## Objective
Take the lines from the top down to and including the one with "right=60pt of prod]" and repeat them exactly. Omit images.

━━ Data ━━

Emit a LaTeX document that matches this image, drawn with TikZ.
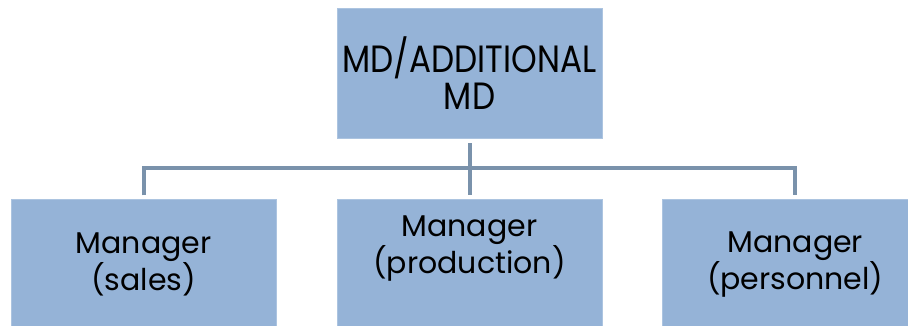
\documentclass[tikz,border=0pt]{standalone}
\usepackage{fontspec}
\setmainfont{Poppins}
\newfontfamily\headfont{Poppins}[FakeStretch=0.86]
\usetikzlibrary{positioning}

\definecolor{boxblue}{RGB}{149,179,215}
\definecolor{boxedge}{RGB}{172,196,224}
\definecolor{linkgray}{RGB}{122,146,171}

\tikzset{
  post/.style={draw=boxedge, fill=boxblue, line width=0.8pt,
    minimum width=265pt, minimum height=130pt, inner sep=0pt,
    align=center, font=\fontsize{30}{36}\selectfont},
  link/.style={draw=linkgray, line width=4pt}
}

\begin{document}
\begin{tikzpicture}
\useasboundingbox (0,0) rectangle (908pt,326pt);

% Head of the company (top box)
\node[post, font=\headfont\fontsize{38}{37}\selectfont] (md) at (469.5pt,253pt) {MD/ADDITIONAL\\MD};

% Three managers (bottom row)
\node[post, below=61pt of md] (prod) {Manager\\(production)\\[4pt]};
\node[post, left=60pt of prod] (sales) {Manager\\(sales)};
\node[post, right=60pt of prod] (pers) {Manager\\(personnel)};

% Connection lines
\coordinate (bus) at ([yshift=-30pt]md.south);
\draw[link] ([yshift=-5pt]md.south) -- ([yshift=4pt]prod.north);
\draw[link] ([yshift=4pt]sales.north) |- (bus) -| ([yshift=4pt]pers.north);

\end{tikzpicture}
\end{document}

━━━

## Solution to this problem
Emit a LaTeX document that matches this image, drawn with TikZ.
\documentclass[tikz,border=0pt]{standalone}
\usepackage{fontspec}
\setmainfont{Poppins}
\newfontfamily\headfont{Poppins}[FakeStretch=0.86]
\usetikzlibrary{positioning}

\definecolor{boxblue}{RGB}{149,179,215}
\definecolor{boxedge}{RGB}{172,196,224}
\definecolor{linkgray}{RGB}{122,146,171}

\tikzset{
  post/.style={draw=boxedge, fill=boxblue, line width=0.8pt,
    minimum width=265pt, minimum height=130pt, inner sep=0pt,
    align=center, font=\fontsize{30}{36}\selectfont},
  link/.style={draw=linkgray, line width=4pt}
}

\begin{document}
\begin{tikzpicture}
\useasboundingbox (0,0) rectangle (908pt,326pt);

% Head of the company (top box)
\node[post, font=\headfont\fontsize{38}{37}\selectfont] (md) at (469.5pt,253pt) {MD/ADDITIONAL\\MD};

% Three managers (bottom row)
\node[post, below=61pt of md] (prod) {Manager\\(production)\\[4pt]};
\node[post, left=60pt of prod] (sales) {Manager\\(sales)};
\node[post, right=60pt of prod] (pers) {Manager\\(personnel)};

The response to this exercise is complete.